## INSTRUCTIONS TO FOLLOW
Copy the material that follows word for word and omit its pictures.
* Start EXTRACTED MATERIAL *
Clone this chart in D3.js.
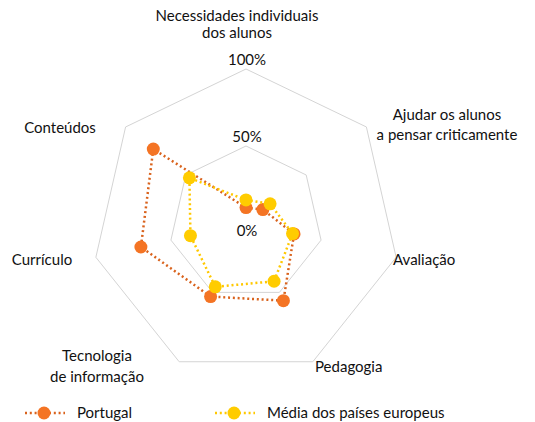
<!DOCTYPE html>
<html lang="pt">
<head>
  <meta charset="UTF-8">
  <title>Radar</title>
  <script src="https://d3js.org/d3.v7.min.js"></script>
  <style>
    body { margin: 0; padding: 0; background: #fff; font-family: Lato, "Open Sans", sans-serif; }
    svg { display: block; }
    text { fill: #111; font-size: 15px; }
  </style>
</head>
<body>
  <svg width="535" height="422"></svg>
  <script>
    const categories = [
      ["Necessidades individuais", "dos alunos"],
      ["Ajudar os alunos", "a pensar criticamente"],
      ["Avaliação"],
      ["Pedagogia"],
      ["Tecnologia", "de informação"],
      ["Currículo"],
      ["Conteúdos"]
    ];
    const portugal = [10, 14, 32, 56, 53, 70, 77];
    const europa = [15, 20, 31, 42, 46, 37, 47];
    const seriesNames = ["Portugal", "Média dos países europeus"];
    const ticks = [0, 50, 100];

    const svg = d3.select("svg");
    const cx = 246, cy = 223, R = 154;
    const n = categories.length;

    const r = d3.scaleLinear().domain([0, 100]).range([0, R]);
    const angle = d3.scaleLinear().domain([0, n]).range([0, 2 * Math.PI]);

    const g = svg.append("g").attr("transform", `translate(${cx},${cy})`);

    const radial = d3.lineRadial()
      .angle((d, i) => angle(i))
      .radius(d => r(d))
      .curve(d3.curveLinearClosed);

    // grid
    ticks.filter(t => t > 0).forEach(t => {
      g.append("path")
        .attr("d", radial(d3.range(n).map(() => t)))
        .attr("fill", "none")
        .attr("stroke", "#d4d4d4")
        .attr("stroke-width", 1);
    });

    // tick labels
    g.selectAll(".tick")
      .data(ticks)
      .join("text")
      .attr("x", 1)
      .attr("y", d => d === 0 ? 13 : -r(d) - 4)
      .attr("text-anchor", "middle")
      .text(d => d + "%");

    // category labels
    const labelPos = [
      [-9, -202, "middle", 16.5],
      [201, -103, "middle", 20],
      [147, 42, "start", 0],
      [69, 149, "start", 0],
      [-149, 138, "middle", 21],
      [-204, 42, "middle", 0],
      [-186, -90, "middle", 0]
    ];
    categories.forEach((lines, i) => {
      const [x, y, anchor, lh] = labelPos[i];
      const t = g.append("text")
        .attr("text-anchor", anchor)
        .attr("x", x)
        .attr("y", y);
      lines.forEach((l, j) => {
        t.append("tspan").attr("x", x).attr("dy", j === 0 ? 0 : lh).text(l);
      });
    });

    const pt = (v, i) => [r(v) * Math.sin(angle(i)), -r(v) * Math.cos(angle(i))];

    const series = [
      { values: portugal, line: "#d9621c", dot: "#f47424" },
      { values: europa, line: "#ffc800", dot: "#ffcc00" }
    ];

    series.forEach(s => {
      g.append("path")
        .attr("d", radial(s.values))
        .attr("fill", "none")
        .attr("stroke", s.line)
        .attr("stroke-width", 2.5)
        .attr("stroke-dasharray", "2,2.8");
      g.selectAll(null)
        .data(s.values)
        .join("circle")
        .attr("cx", (d, i) => pt(d, i)[0])
        .attr("cy", (d, i) => pt(d, i)[1])
        .attr("r", 6.5)
        .attr("fill", s.dot);
    });

    // legend
    const legendX = [25, 215];
    series.forEach((s, i) => {
      const lg = svg.append("g").attr("transform", `translate(${legendX[i]},413)`);
      lg.append("line")
        .attr("x1", 0).attr("x2", 40)
        .attr("stroke", s.line)
        .attr("stroke-width", 2.5)
        .attr("stroke-dasharray", "2,2.8");
      lg.append("circle").attr("cx", 19).attr("r", 6.5).attr("fill", s.dot);
      lg.append("text").attr("x", 52).attr("y", 5).text(seriesNames[i]);
    });
  </script>
</body>
</html>
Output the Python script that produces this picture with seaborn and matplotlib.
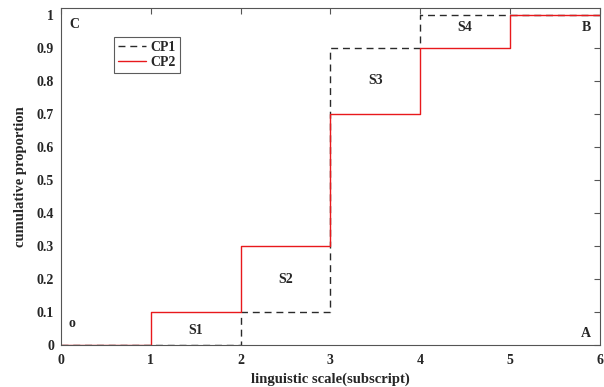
* End EXTRACTED MATERIAL *
## EXERCISE SOLUTION
Clone this chart in D3.js.
<!DOCTYPE html>
<html lang="pt">
<head>
  <meta charset="UTF-8">
  <title>Radar</title>
  <script src="https://d3js.org/d3.v7.min.js"></script>
  <style>
    body { margin: 0; padding: 0; background: #fff; font-family: Lato, "Open Sans", sans-serif; }
    svg { display: block; }
    text { fill: #111; font-size: 15px; }
  </style>
</head>
<body>
  <svg width="535" height="422"></svg>
  <script>
    const categories = [
      ["Necessidades individuais", "dos alunos"],
      ["Ajudar os alunos", "a pensar criticamente"],
      ["Avaliação"],
      ["Pedagogia"],
      ["Tecnologia", "de informação"],
      ["Currículo"],
      ["Conteúdos"]
    ];
    const portugal = [10, 14, 32, 56, 53, 70, 77];
    const europa = [15, 20, 31, 42, 46, 37, 47];
    const seriesNames = ["Portugal", "Média dos países europeus"];
    const ticks = [0, 50, 100];

    const svg = d3.select("svg");
    const cx = 246, cy = 223, R = 154;
    const n = categories.length;

    const r = d3.scaleLinear().domain([0, 100]).range([0, R]);
    const angle = d3.scaleLinear().domain([0, n]).range([0, 2 * Math.PI]);

    const g = svg.append("g").attr("transform", `translate(${cx},${cy})`);

    const radial = d3.lineRadial()
      .angle((d, i) => angle(i))
      .radius(d => r(d))
      .curve(d3.curveLinearClosed);

    // grid
    ticks.filter(t => t > 0).forEach(t => {
      g.append("path")
        .attr("d", radial(d3.range(n).map(() => t)))
        .attr("fill", "none")
        .attr("stroke", "#d4d4d4")
        .attr("stroke-width", 1);
    });

    // tick labels
    g.selectAll(".tick")
      .data(ticks)
      .join("text")
      .attr("x", 1)
      .attr("y", d => d === 0 ? 13 : -r(d) - 4)
      .attr("text-anchor", "middle")
      .text(d => d + "%");

    // category labels
    const labelPos = [
      [-9, -202, "middle", 16.5],
      [201, -103, "middle", 20],
      [147, 42, "start", 0],
      [69, 149, "start", 0],
      [-149, 138, "middle", 21],
      [-204, 42, "middle", 0],
      [-186, -90, "middle", 0]
    ];
    categories.forEach((lines, i) => {
      const [x, y, anchor, lh] = labelPos[i];
      const t = g.append("text")
        .attr("text-anchor", anchor)
        .attr("x", x)
        .attr("y", y);
      lines.forEach((l, j) => {
        t.append("tspan").attr("x", x).attr("dy", j === 0 ? 0 : lh).text(l);
      });
    });

    const pt = (v, i) => [r(v) * Math.sin(angle(i)), -r(v) * Math.cos(angle(i))];

    const series = [
      { values: portugal, line: "#d9621c", dot: "#f47424" },
      { values: europa, line: "#ffc800", dot: "#ffcc00" }
    ];

    series.forEach(s => {
      g.append("path")
        .attr("d", radial(s.values))
        .attr("fill", "none")
        .attr("stroke", s.line)
        .attr("stroke-width", 2.5)
        .attr("stroke-dasharray", "2,2.8");
      g.selectAll(null)
        .data(s.values)
        .join("circle")
        .attr("cx", (d, i) => pt(d, i)[0])
        .attr("cy", (d, i) => pt(d, i)[1])
        .attr("r", 6.5)
        .attr("fill", s.dot);
    });

    // legend
    const legendX = [25, 215];
    series.forEach((s, i) => {
      const lg = svg.append("g").attr("transform", `translate(${legendX[i]},413)`);
      lg.append("line")
        .attr("x1", 0).attr("x2", 40)
        .attr("stroke", s.line)
        .attr("stroke-width", 2.5)
        .attr("stroke-dasharray", "2,2.8");
      lg.append("circle").attr("cx", 19).attr("r", 6.5).attr("fill", s.dot);
      lg.append("text").attr("x", 52).attr("y", 5).text(seriesNames[i]);
    });
  </script>
</body>
</html>
Output the Python script that produces this picture with seaborn and matplotlib.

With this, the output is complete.